Three blocks away, 29-year-old security guard Omar Mateen had opened fire at Pulse, a dance club with a primarily gay clientele. It wasn’t long before victims started trickling into Central Florida’s only Level I trauma center.

“Our first patient came in and then we got to work. That’s what we do in the emergency department: We get to work,” Brown told attendees at the Institute for Healthcare Improvement annual conference in Orlando in December, six months after the incident. “And then another patient came in. And then another patient came in. And another patient came in, and they just kept coming, and they had wounds like I had never seen before, and I started to get really scared, and I looked in the other nurses’ eyes and they were scared, too.”

In what turned out to be worst mass shooting in U.S. history, 50 people died, including the gunman. All told, 44 victims were rushed to ORMC. Nine died, but clinicians at the hospital performed more than 50 surgeries on 35 patients. Everyone who made it to the operating room survived.

Amid the turmoil, ORMC’s leaders were calm and collected. Just three months earlier, Orlando Health had conducted a community wide mass casualty drill to prepare for such a situation. Without that practice, Mark Jones, senior vice president of the system and president of ORMC, believes many more people could have died.

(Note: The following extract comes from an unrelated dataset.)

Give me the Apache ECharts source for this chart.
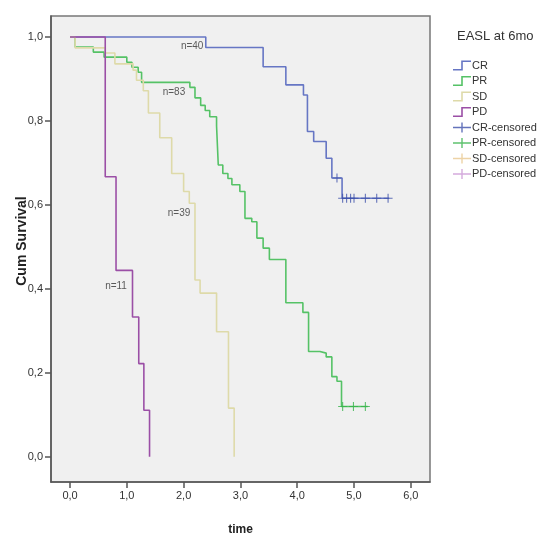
<!DOCTYPE html>
<html>
<head>
<meta charset="utf-8">
<script src="https://cdn.jsdelivr.net/npm/echarts@6/dist/echarts.min.js"></script>
<style>html,body{margin:0;padding:0;background:#fff;}#c{width:538px;height:540px;}</style>
</head>
<body>
<div id="c"></div>
<script>
// ---- Data ----
const groupNames = ['CR', 'PR', 'SD', 'PD'];
const censorNames = ['CR-censored', 'PR-censored', 'SD-censored', 'PD-censored'];

const crTime = [0, 2.39, 3.40, 3.80, 4.11, 4.18, 4.29, 4.51, 4.61, 4.79, 5.62];
const crSurv = [1.0, 0.975, 0.929, 0.886, 0.862, 0.775, 0.751, 0.711, 0.664, 0.616, 0.616];
const crCensT = [4.70, 4.80, 4.87, 4.94, 5.00, 5.20, 5.40, 5.60];
const crCensS = [0.664, 0.616, 0.616, 0.616, 0.616, 0.616, 0.616, 0.616];

const prTime = [0, 0.09, 0.41, 0.60, 1.00, 1.09, 1.20, 1.26, 2.11, 2.20, 2.30, 2.38, 2.46, 2.58, 2.61, 2.69, 2.78, 2.85, 2.99, 3.08, 3.20, 3.29, 3.40, 3.51, 3.80, 4.10, 4.20, 4.40, 4.51, 4.61, 4.70, 4.78, 5.24];
const prSurv = [1.0, 0.976, 0.964, 0.952, 0.940, 0.928, 0.916, 0.892, 0.880, 0.855, 0.837, 0.825, 0.810, 0.788, 0.695, 0.675, 0.663, 0.648, 0.632, 0.568, 0.560, 0.521, 0.497, 0.470, 0.367, 0.344, 0.251, 0.247, 0.238, 0.191, 0.180, 0.120, 0.120];
const prCensT = [4.80, 4.99, 5.20];
const prCensS = [0.120, 0.120, 0.120];

const sdTime = [0, 0.09, 0.62, 0.79, 1.11, 1.17, 1.29, 1.38, 1.58, 1.79, 2.00, 2.10, 2.20, 2.29, 2.58, 2.79, 2.89];
const sdSurv = [1.0, 0.974, 0.962, 0.936, 0.921, 0.897, 0.872, 0.819, 0.760, 0.675, 0.632, 0.604, 0.421, 0.390, 0.298, 0.116, 0.0];
const sdCensT = [];
const sdCensS = [];

const pdTime = [0, 0.62, 0.81, 1.10, 1.21, 1.30, 1.40];
const pdSurv = [1.0, 0.667, 0.444, 0.333, 0.222, 0.111, 0.0];
const pdCensT = [];
const pdCensS = [];

const xTicks = [0, 1, 2, 3, 4, 5, 6];
const yTicks = [0, 0.2, 0.4, 0.6, 0.8, 1.0];

const nLabels = ['n=40', 'n=83', 'n=39', 'n=11'];
const nLabelT = [2.15, 1.83, 1.92, 0.81];
const nLabelS = [0.979, 0.869, 0.580, 0.407];

// ---- Styles ----
const lineColors = ['#6676c4', '#55c266', '#dedaa9', '#9b4fa6'];
const censColors = ['#3d50aa', '#36b34a', '#e8c890', '#c995d3'];
const FONT = "'Liberation Sans','Arial',sans-serif";

const stepIcon = 'path://M0,8.4 L8.2,8.4 L8.2,0 L18,0 L18,1.6 L9.8,1.6 L9.8,10 L0,10 Z';
const plusIcon = 'path://M0,4.3 L18,4.3 L18,5.7 L0,5.7 Z M8.3,0 L9.7,0 L9.7,10 L8.3,10 Z';
const censorSymbol = 'path://M0,4.4 L10,4.4 L10,5.6 L0,5.6 Z M4.4,0 L5.6,0 L5.6,10 L4.4,10 Z';

const zip = (a, b) => a.map((v, i) => [v, b[i]]);
const fmt = v => v.toFixed(1).replace('.', ',');

const lineData = [zip(crTime, crSurv), zip(prTime, prSurv), zip(sdTime, sdSurv), zip(pdTime, pdSurv)];
const censData = [zip(crCensT, crCensS), zip(prCensT, prCensS), zip(sdCensT, sdCensS), zip(pdCensT, pdCensS)];

const series = [];
groupNames.forEach((n, i) => {
  series.push({
    name: n, type: 'line', step: 'end', data: lineData[i],
    symbol: 'none', color: lineColors[i],
    lineStyle: { width: 1.6, color: lineColors[i] },
    animation: false, silent: true
  });
});
censorNames.forEach((n, i) => {
  series.push({
    name: n, type: 'scatter', data: censData[i],
    symbol: censorSymbol, symbolSize: 9, color: censColors[i],
    itemStyle: { color: censColors[i] },
    animation: false, silent: true, z: 5
  });
});
series.push({
  name: 'labels', type: 'scatter', symbolSize: 0, animation: false, silent: true,
  data: nLabels.map((t, i) => ({ name: t, value: [nLabelT[i], nLabelS[i]] })),
  label: { show: true, position: 'inside', formatter: p => p.name, color: '#333', fontSize: 10, fontFamily: FONT },
  z: 6
});

const legendData = groupNames.map((n, i) => ({ name: n, icon: stepIcon, itemStyle: { color: lineColors[i] } }))
  .concat(censorNames.map((n, i) => ({ name: n, icon: plusIcon, itemStyle: { color: censColors[i] } })));

const chart = echarts.init(document.getElementById('c'), null, { renderer: 'canvas' });
chart.setOption({
  backgroundColor: '#fff',
  animation: false,
  title: {
    text: 'EASL at 6mo', left: 452, top: 25,
    textStyle: { fontSize: 13, fontWeight: 'normal', color: '#333', fontFamily: FONT }
  },
  legend: {
    orient: 'vertical', left: 448, top: 55, itemGap: 4.5, itemWidth: 18, itemHeight: 10,
    selectedMode: false, data: legendData,
    textStyle: { fontSize: 11, color: '#333', fontFamily: FONT, padding: [0, 0, 0, -4] }
  },
  grid: {
    left: 51, right: 108, top: 16, bottom: 58, show: true, containLabel: false,
    outerBoundsMode: 'none',
    backgroundColor: '#f0f0f0', borderColor: '#777', borderWidth: 1.5
  },
  xAxis: {
    type: 'value', min: -0.335, max: 6.338,
    name: 'time', nameLocation: 'middle', nameGap: 42, nameMoveOverlap: false,
    nameTextStyle: { fontSize: 12, fontWeight: 'bold', color: '#222', fontFamily: FONT },
    axisLine: { show: true, onZero: false, lineStyle: { color: '#555', width: 1.5 } },
    axisTick: { show: true, customValues: xTicks, length: 6, lineStyle: { color: '#555', width: 1.5 } },
    axisLabel: { customValues: xTicks, formatter: fmt, fontSize: 11, color: '#333', margin: 8, fontFamily: FONT },
    splitLine: { show: false }
  },
  yAxis: {
    type: 'value', min: -0.06, max: 1.05,
    name: 'Cum Survival', nameLocation: 'middle', nameGap: 22, nameMoveOverlap: false,
    nameTextStyle: { fontSize: 14, fontWeight: 'bold', color: '#222', fontFamily: FONT, padding: [0, 0, 0, 16] },
    axisLine: { show: true, onZero: false, lineStyle: { color: '#555', width: 1.5 } },
    axisTick: { show: true, customValues: yTicks, length: 6, lineStyle: { color: '#555', width: 1.5 } },
    axisLabel: { customValues: yTicks, formatter: fmt, fontSize: 11, color: '#333', margin: 8, fontFamily: FONT },
    splitLine: { show: false }
  },
  series: series
});
</script>
</body>
</html>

“There is no question that the work that was done that day helped to save lives,” he told the rapt audience at the IHI forum. “Hospitals, we would really, really urge you to practice incident command. Drill often. Do the tabletop exercises as often as you can.”

And, Jones emphasized, don’t hold those drills only when it’s convenient. “You always think that, you know what, the hospital is too busy,” he said. “We would urge you to drill when you’re busy. Drill at night. Practice on the weekends. Because what comes out of that are lessons and learnings and gaps that are identified that allow you to address them and prepare.”